In technical terms, the film’s most noticeable fault is simply that it neglects the importance of silence as the central tool of horror. Music plays where it has no need to, distracting from scenes that display genuine emotion. Yet, 28 Years Later is remarkable, in the end, as a piece about a 12-year-old begging for his mother’s life coming to terms with the reality of death.
The film ends with an entirely different tone. A set of thugs dressed as ninjas dispatch a cohort of zombies and offer to take the 12-year-old under their wing. The film then concludes as it is revealed that this group is led by “Jimmy,” the name of a child given to hoards of zombies in an otherwise standalone opening scene set 28 years ago.

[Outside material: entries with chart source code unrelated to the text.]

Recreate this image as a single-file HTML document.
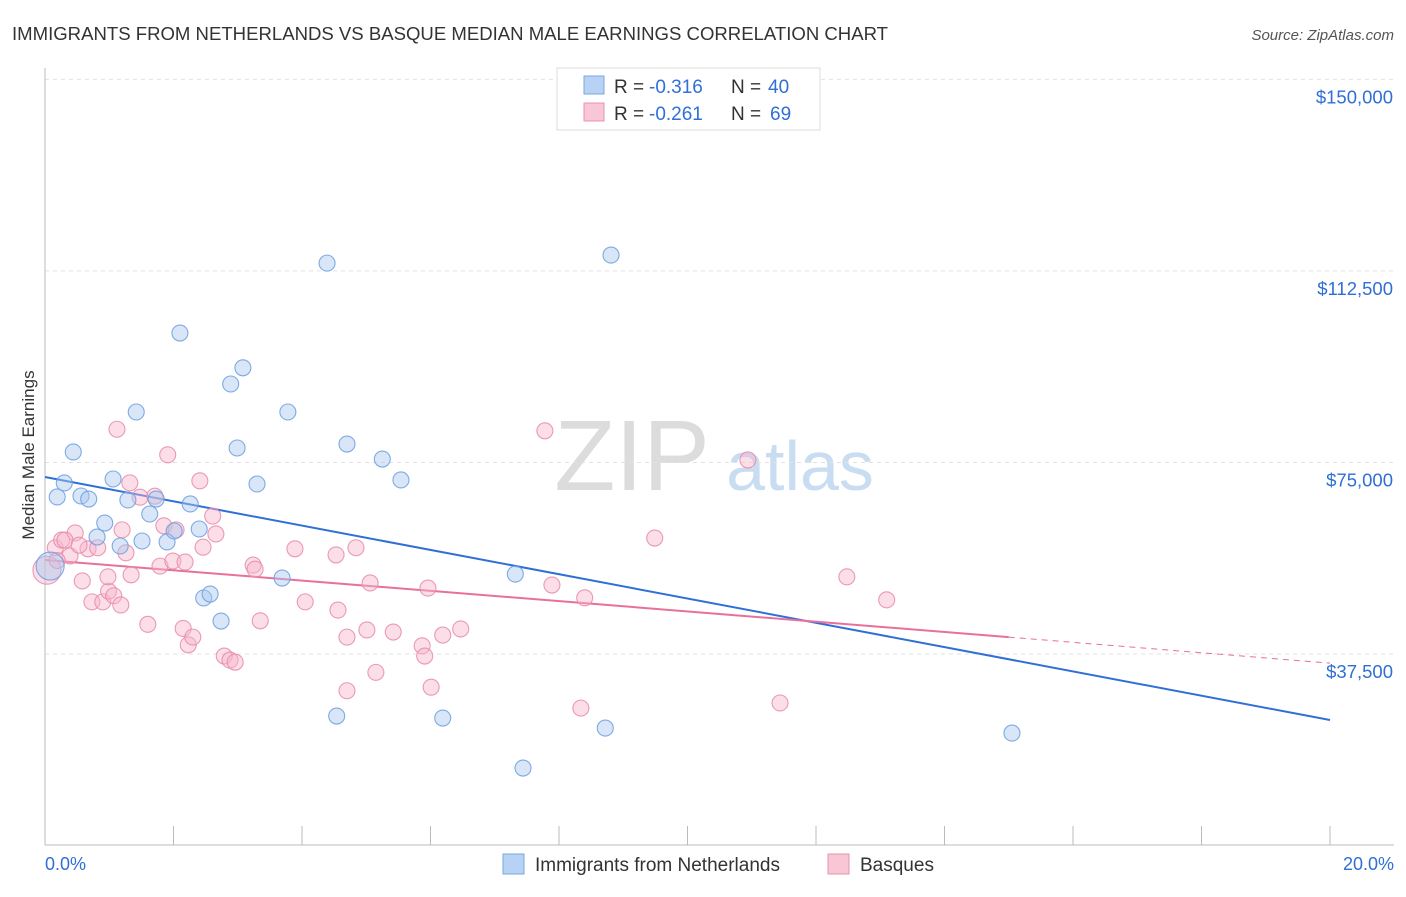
<!DOCTYPE html>
<html><head><meta charset="utf-8"><style>
body{margin:0;background:#fff;font-family:"Liberation Sans",sans-serif;}
svg text{font-family:"Liberation Sans",sans-serif;}
</style></head><body>
<svg id="chart" width="1406" height="892" xmlns="http://www.w3.org/2000/svg">
<text x="12" y="40" font-size="18.5" fill="#333" textLength="876" lengthAdjust="spacingAndGlyphs">IMMIGRANTS FROM NETHERLANDS VS BASQUE MEDIAN MALE EARNINGS CORRELATION CHART</text>
<text x="1394" y="40" font-size="15" fill="#555" font-style="italic" text-anchor="end">Source: ZipAtlas.com</text>
<text x="34" y="455" font-size="17" fill="#333" text-anchor="middle" transform="rotate(-90 34 455)">Median Male Earnings</text>
<g>
<text x="632" y="490" font-size="100" fill="#dcdcdc" font-family="Liberation Serif, serif" text-anchor="middle">ZIP</text>
<text x="800" y="490" font-size="70" fill="#c8dcf2" text-anchor="middle">atlas</text>
</g>
<g id="grid"></g><g id="axes"></g><g id="trends"></g><g id="pts"></g>
<g>
<rect x="557" y="68" width="263" height="62" fill="#fff" stroke="#ddd"/>
<rect x="584" y="76" width="20" height="18" fill="#b7d2f5" stroke="#7aa8e0"/>
<rect x="584" y="103" width="20" height="18" fill="#f9c6d6" stroke="#e892b0"/>
<text x="614" y="93" font-size="19" fill="#333">R =</text>
<text x="649" y="93" font-size="19" fill="#2f6fd6">-0.316</text>
<text x="731" y="93" font-size="19" fill="#333">N =</text>
<text x="768" y="93" font-size="19" fill="#2f6fd6">40</text>
<text x="614" y="120" font-size="19" fill="#333">R =</text>
<text x="649" y="120" font-size="19" fill="#2f6fd6">-0.261</text>
<text x="731" y="120" font-size="19" fill="#333">N =</text>
<text x="770" y="120" font-size="19" fill="#2f6fd6">69</text>
</g>
<g>
<rect x="503" y="854" width="21" height="20" fill="#b7d2f5" stroke="#7aa8e0"/>
<text x="535" y="871" font-size="19" fill="#333">Immigrants from Netherlands</text>
<rect x="828" y="854" width="21" height="20" fill="#f9c6d6" stroke="#e892b0"/>
<text x="860" y="871" font-size="19" fill="#333">Basques</text>
</g>
</svg>
<script>
const yTicks=[37500,75000,112500,150000];
const yTickLabels=["$37,500","$75,000","$112,500","$150,000"];
const xTickVals=[0,2,4,6,8,10,12,14,16,18,20];
const blueX=[0.19,0.30,0.44,0.56,0.68,0.81,0.93,1.06,1.17,1.29,1.42,1.51,1.63,1.73,1.90,2.01,2.10,2.26,2.40,2.47,2.57,2.74,2.89,2.99,3.08,3.30,3.69,3.78,4.39,4.54,4.70,5.25,5.54,6.19,7.32,7.44,8.72,8.81,15.05,0.08];
const blueY=[68240,70980,77050,68430,67840,60400,63140,71760,58640,67650,84880,59620,64910,67840,59430,61580,100340,66870,61970,48460,49240,43950,90360,77830,93540,70780,52370,84880,114030,25350,78610,75670,71570,24960,53150,15170,22990,115600,22010,54720];
const pinkX=[0.03,0.16,0.26,0.39,0.47,0.58,0.67,0.73,0.82,0.90,0.99,1.07,1.18,1.26,1.34,1.12,1.32,1.48,1.60,1.71,1.79,1.85,1.91,1.99,2.04,2.15,2.18,2.23,2.30,2.41,2.46,2.61,2.66,2.79,2.88,2.96,3.24,3.27,3.35,3.89,4.05,4.53,4.56,4.70,4.70,4.84,5.01,5.06,5.15,5.42,5.87,5.91,5.96,6.01,6.19,6.47,7.78,7.89,8.34,8.40,9.49,10.94,11.44,12.48,13.10,0.19,0.31,0.53,0.98,1.20];
const pinkY=[53900,58300,59800,56700,61200,51800,58100,47700,58300,47700,49800,48900,47100,57300,53000,81500,71000,68200,43300,68400,54700,62600,76500,55700,61800,42500,55500,39300,40800,71400,58400,64500,61000,37100,36300,35900,54900,54100,44000,58100,47700,56900,46100,40800,30300,58300,42200,51400,33900,41800,39100,37100,50400,31000,41200,42400,81200,51000,26900,48500,60200,75500,27900,52600,48100,55800,59800,58800,52600,61800];
const blueTrendX=[0,20], blueTrendY=[72150,24570];
const pinkTrendX=[0,15,20], pinkTrendY=[55900,40800,35700];
const X=v=>45+v*64.25, Y=v=>845.5-v/195.8;
const NS="http://www.w3.org/2000/svg";
function mk(p,t,a){const e=document.createElementNS(NS,t);for(const k in a)e.setAttribute(k,a[k]);document.getElementById(p).appendChild(e);return e;}
yTicks.forEach((t,i)=>{
 const l=mk('grid','line',{x1:45,x2:1394,y1:Y(t),y2:Y(t),stroke:'#e2e2e2','stroke-dasharray':'4,4'});
 
 
 const tx=mk('grid','text',{x:1393,y:Y(t)+24,'font-size':18.5,fill:'#2f6fd6','text-anchor':'end'});tx.textContent=yTickLabels[i];
 
 
});
const ax=mk('axes','line',{x1:45,x2:45,y1:68,y2:845,stroke:'#bbb'});


const bx=mk('axes','line',{x1:45,x2:1394,y1:845,y2:845,stroke:'#bbb'});


xTickVals.forEach(v=>{const t=mk('axes','line',{x1:X(v),x2:X(v),y1:826,y2:845,stroke:'#bbb'});
 
 });
const l0=mk('axes','text',{x:45,y:870,'font-size':18,fill:'#2f6fd6'});l0.textContent='0.0%';


const l1=mk('axes','text',{x:1394,y:870,'font-size':18,fill:'#2f6fd6','text-anchor':'end'});l1.textContent='20.0%';


function pts(xs,ys,fill,stroke,name){xs.forEach((x,i)=>{const big=(x<0.1);
 const c=mk('pts','circle',{cx:X(x),cy:Y(ys[i]),r:big?14:8,fill:fill,'fill-opacity':0.45,stroke:stroke,'stroke-width':1.1,'stroke-opacity':0.85});
 
 });}
pts(pinkX,pinkY,'#f7b6cb','#e88aa8','basques-point');
pts(blueX,blueY,'#a9c8f0','#6a9de0','netherlands-point');
const bt=mk('trends','line',{x1:X(blueTrendX[0]),y1:Y(blueTrendY[0]),x2:X(blueTrendX[1]),y2:Y(blueTrendY[1]),stroke:'#2f6fd6','stroke-width':2});


const pt=mk('trends','line',{x1:X(pinkTrendX[0]),y1:Y(pinkTrendY[0]),x2:X(pinkTrendX[1]),y2:Y(pinkTrendY[1]),stroke:'#e8709a','stroke-width':2});


const pd=mk('trends','line',{x1:X(pinkTrendX[1]),y1:Y(pinkTrendY[1]),x2:X(pinkTrendX[2]),y2:Y(pinkTrendY[2]),stroke:'#e8709a','stroke-width':1,'stroke-dasharray':'6,5'});


</script>
</body></html>
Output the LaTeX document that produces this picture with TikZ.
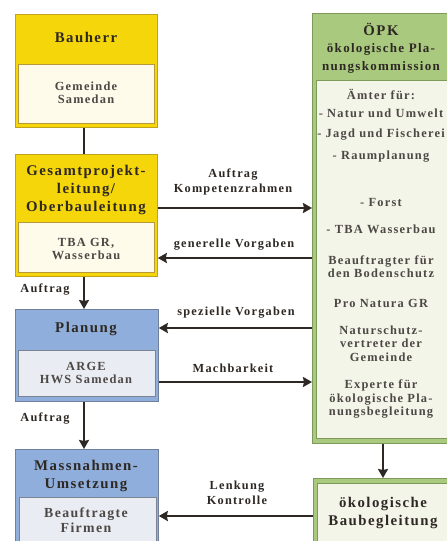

Their dress is laden with the soulless popular culture of modern Britain, and the name “Jimmy” is an intentional reference to Jimmy Savile, Britain’s most famous man until he was unmasked as a mass sexual abuser. If Holy Island embodies the strength of the old British spirit, the cult that the film concludes with epitomizes the vapidness of today’s post-national nation.
28 Years Later was shot alongside its upcoming sequel, The Bone Temple. Thus, we will not know the fate of our young warrior until January 2026. In the meantime, however, the zombie film is easily the best in a decade and well worth watching. Come for the living dead, stay for the moving portrait of familial love, community toil, and the British soul.